Prime Minister Stephen Harper and Governor-General David Johnston paid warm tribute to the military today for its work in the Libyan campaign.

Mr. Johnston thanked the troops for their efforts.

"On behalf of all Canadians, I thank you for your service in this mission," he said. "Together, you embody our commitment to international law, to the rights and freedoms we cherish in a democratic society, and to the personal values of duty, honour, and service."

He spoke in the ornate, red-trimmed Senate chamber. The room was packed with uniforms from all three services. MPs, cabinet ministers and diplomats also looked on.

The Governor-General said the military had responded to the call of service.

"In Libya, you served with distinction at all levels, bringing great credit to the Canadian Forces and to Canada."

The Prime Minister called it "a day of honour."

"We are celebrating a great military success: the success of Canada's participation in Operation Unified Protector and Operation Mobile, respectively the NATO mission to Libya and Canada's contribution to it," he said.

He told the audience that "soldier for soldier, sailor for sailor, airman for airman, the Canadian armed forces are the best in the world."

The formal Parliament Hill ceremony recognized the efforts of the men and women who took part in the NATO campaign that helped force Moammar Gadhafi from power.

Canadian warplanes flew hundreds of missions over the North African country in the spring and summer, while warships patrolled offshore.

A group of seven CF-18 fighters enforced a no-fly zone and bombed Libyan arsenals and other targets.

"Numbers don't tell the whole story, but it bears repeating that Canadian fighter jets flew nearly a thousand sorties – roughly 10 per cent of all sorties – without caveats against Gadhafi's military," Mr. Harper said. "Canadians should also know that the taking of Tripoli by rebel forces was materially assisted by the CF-18 missions that cleared away Gadhafi's remaining mechanized forces."

Mr. Johnston was greeted on his arrival with a booming, 21-gun salute and a guard of honour.

The ceremony featured a flypast by a variety of military aircraft, including a giant C-17 transport and a formation of CF-18 fighter-bombers tucked up close to a CC-150 Polaris, an Airbus converted for military service.

The Governor-General presented the Meritorious Service Cross to Lieutenant-General Charles Bouchard, who commanded the entire NATO task force.

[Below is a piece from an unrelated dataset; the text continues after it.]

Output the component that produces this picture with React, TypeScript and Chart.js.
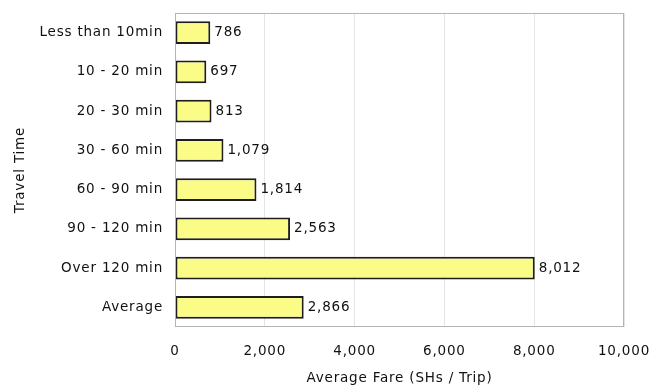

The citation for the medal said Lt.-Gen. Bouchard brought great credit to Canada "with his demonstration of exceptional operational and strategic acumen."

The Prime Minister said the officer's conduct "was in the finest traditions of the Canadian military."

He also paid a brief tribute to the Canadian troops still stationed in Afghanistan. While the country's combat mission there ended in the summer, more than 900 Canadians remain in Kabul, training Afghan soldiers.

Mr. Harper said the Afghan and Libyan operations are symbols of Canadian willingness to act when necessary.

"So let no one ever question whether Canada is prepared to stay the course in defence of what is right," he said. "For we believe that in a world where people look for hope and cry out for freedom, those who talk the talk of human rights must from time to time be prepared to likewise walk the walk."

Liberal defence critic John McKay offered his party's congratulations.

"Our men and women in the Canadian Forces should be proud of their accomplishments in Libya," he said in a statement. "Our military served with the same courage and dedication for which it has always been known."